* BEGIN Information shown *
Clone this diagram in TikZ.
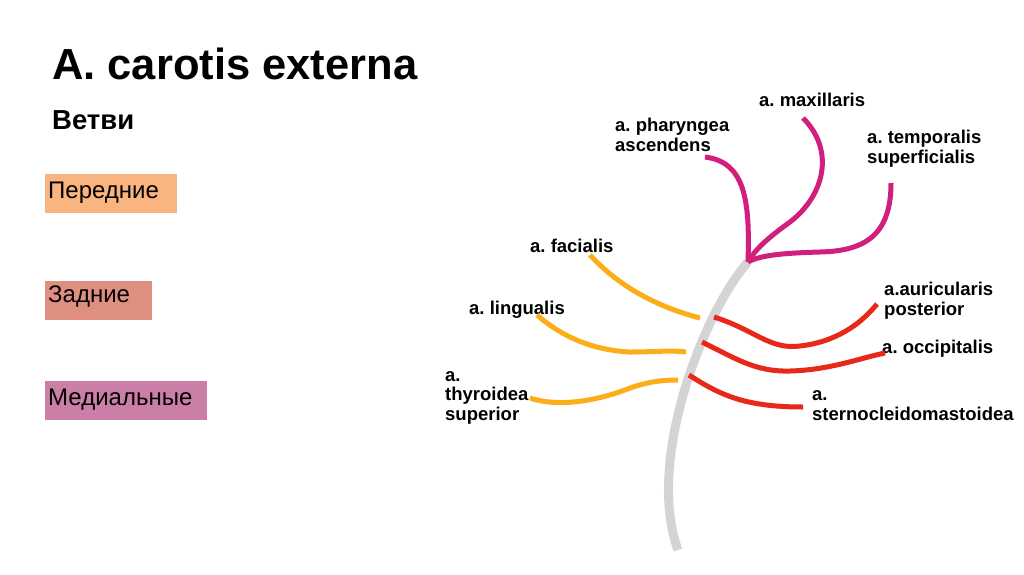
\documentclass[tikz,border=0pt]{standalone}
\usepackage{fontspec}
\setmainfont{Liberation Sans}
\frenchspacing
\definecolor{trunkgray}{RGB}{212,212,212}
\definecolor{antorange}{RGB}{251,174,23}
\definecolor{postred}{RGB}{232,40,24}
\definecolor{medmagenta}{RGB}{210,30,124}
\definecolor{boxpeach}{RGB}{249,180,128}
\definecolor{boxrose}{RGB}{222,143,128}
\definecolor{boxmauve}{RGB}{203,127,166}
\begin{document}
\begin{tikzpicture}[x=1pt,y=-1pt,
  lbl/.style={font=\bfseries\fontsize{18.5}{19.5}\selectfont, inner sep=0pt, anchor=base west, align=left},
  catbox/.style={font=\fontsize{24}{28}\selectfont, anchor=base west, inner xsep=3pt, inner ysep=0pt, align=left},
  trunkline/.style={draw=trunkgray, line width=9pt},
  branch/.style={line width=5pt, line cap=butt},
  antb/.style={branch, draw=antorange},
  postb/.style={branch, draw=postred},
  medb/.style={branch, draw=medmagenta}]
\useasboundingbox (0,0) rectangle (1024,574);
\fill[white] (0,0) rectangle (1024,574);

% titles
\node[font=\bfseries\fontsize{43.5}{48}\selectfont, inner sep=0pt, anchor=base west] (title) at (52,79) {A. carotis externa};
\node[font=\bfseries\fontsize{27.5}{30}\selectfont, inner sep=0pt, anchor=base west] (sub) at (52,129) {Ветви};

% category boxes
\node[catbox, fill=boxpeach, text height=24pt, text depth=15pt, text width=126pt] (cant) at (45,198) {Передние};
\node[catbox, fill=boxrose, text height=21pt, text depth=18pt, text width=101pt] (cpost) at (45,302) {Задние};
\node[catbox, fill=boxmauve, text height=24pt, text depth=15pt, text width=156pt] (cmed) at (45,405) {Медиальные};

% labels (multi-line: anchor at baseline of last line)
\node[lbl] (lmax) at (759,106) {a. maxillaris};
\node[lbl] (lphar) at (615,151) {a. pharyngea\\ascendens};
\node[lbl] (ltemp) at (867,163) {a. temporalis\\superficialis};
\node[lbl] (lfac) at (530,252) {a. facialis};
\node[lbl] (lling) at (469,314) {a. lingualis};
\node[lbl] (lthyr) at (445,420) {a.\\thyroidea\\superior};
\node[lbl] (laur) at (884,315) {a.auricularis\\posterior};
\node[lbl] (locc) at (882,353) {a. occipitalis};
\node[lbl] (lster) at (812,420) {a.\\sternocleidomastoidea};

% coordinates
\coordinate (ttop) at (748,262);
\coordinate (tbot) at (678,550);
\coordinate (pphar) at (705,157);
\coordinate (pmax) at (803,118);
\coordinate (ptemp) at (891,183);
\coordinate (pfac) at (590,255);
\coordinate (efac) at (700,318);
\coordinate (pling) at (537,315);
\coordinate (eling) at (686,352);
\coordinate (pthyr) at (530,398);
\coordinate (ethyr) at (678,380);
\coordinate (saur) at (714,317);
\coordinate (paur) at (877,304);
\coordinate (socc) at (702,342);
\coordinate (pocc) at (885,353);
\coordinate (sster) at (689,375);
\coordinate (pster) at (803,407);

% trunk
\draw[trunkline] (ttop) .. controls (705,310) and (645,460) .. (tbot);

% medial (magenta)
\draw[medb] (pphar) .. controls (745,162) and (750,200) .. (ttop);
\draw[medb] (pmax) .. controls (835,150) and (825,195) .. (790,222) .. controls (765,240) and (755,250) .. (ttop);
\draw[medb] (ptemp) .. controls (891,235) and (865,251) .. (820,252) .. controls (785,253) and (760,255) .. (ttop);

% anterior (orange)
\draw[antb] (pfac) .. controls (615,282) and (650,305) .. (efac);
\draw[antb] (pling) .. controls (560,335) and (590,350) .. (630,352) .. controls (655,352) and (670,350) .. (eling);
\draw[antb] (pthyr) .. controls (560,408) and (600,400) .. (630,388) .. controls (650,381) and (665,380) .. (ethyr);

% posterior (red)
\draw[postb] (saur) .. controls (755,330) and (770,350) .. (800,346) .. controls (835,342) and (860,325) .. (paur);
\draw[postb] (socc) .. controls (735,358) and (755,372) .. (790,371) .. controls (830,370) and (860,358) .. (pocc);
\draw[postb] (sster) .. controls (720,395) and (745,407) .. (pster);
\end{tikzpicture}
\end{document}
* END Information shown *
◆ Challenge: With all pictures left out, please transcribe exactly the lines from the start of the material through the line with "(lster) at (812,420)".

◆ Solution:
Clone this diagram in TikZ.
\documentclass[tikz,border=0pt]{standalone}
\usepackage{fontspec}
\setmainfont{Liberation Sans}
\frenchspacing
\definecolor{trunkgray}{RGB}{212,212,212}
\definecolor{antorange}{RGB}{251,174,23}
\definecolor{postred}{RGB}{232,40,24}
\definecolor{medmagenta}{RGB}{210,30,124}
\definecolor{boxpeach}{RGB}{249,180,128}
\definecolor{boxrose}{RGB}{222,143,128}
\definecolor{boxmauve}{RGB}{203,127,166}
\begin{document}
\begin{tikzpicture}[x=1pt,y=-1pt,
  lbl/.style={font=\bfseries\fontsize{18.5}{19.5}\selectfont, inner sep=0pt, anchor=base west, align=left},
  catbox/.style={font=\fontsize{24}{28}\selectfont, anchor=base west, inner xsep=3pt, inner ysep=0pt, align=left},
  trunkline/.style={draw=trunkgray, line width=9pt},
  branch/.style={line width=5pt, line cap=butt},
  antb/.style={branch, draw=antorange},
  postb/.style={branch, draw=postred},
  medb/.style={branch, draw=medmagenta}]
\useasboundingbox (0,0) rectangle (1024,574);
\fill[white] (0,0) rectangle (1024,574);

% titles
\node[font=\bfseries\fontsize{43.5}{48}\selectfont, inner sep=0pt, anchor=base west] (title) at (52,79) {A. carotis externa};
\node[font=\bfseries\fontsize{27.5}{30}\selectfont, inner sep=0pt, anchor=base west] (sub) at (52,129) {Ветви};

% category boxes
\node[catbox, fill=boxpeach, text height=24pt, text depth=15pt, text width=126pt] (cant) at (45,198) {Передние};
\node[catbox, fill=boxrose, text height=21pt, text depth=18pt, text width=101pt] (cpost) at (45,302) {Задние};
\node[catbox, fill=boxmauve, text height=24pt, text depth=15pt, text width=156pt] (cmed) at (45,405) {Медиальные};

% labels (multi-line: anchor at baseline of last line)
\node[lbl] (lmax) at (759,106) {a. maxillaris};
\node[lbl] (lphar) at (615,151) {a. pharyngea\\ascendens};
\node[lbl] (ltemp) at (867,163) {a. temporalis\\superficialis};
\node[lbl] (lfac) at (530,252) {a. facialis};
\node[lbl] (lling) at (469,314) {a. lingualis};
\node[lbl] (lthyr) at (445,420) {a.\\thyroidea\\superior};
\node[lbl] (laur) at (884,315) {a.auricularis\\posterior};
\node[lbl] (locc) at (882,353) {a. occipitalis};
\node[lbl] (lster) at (812,420) {a.\\sternocleidomastoidea};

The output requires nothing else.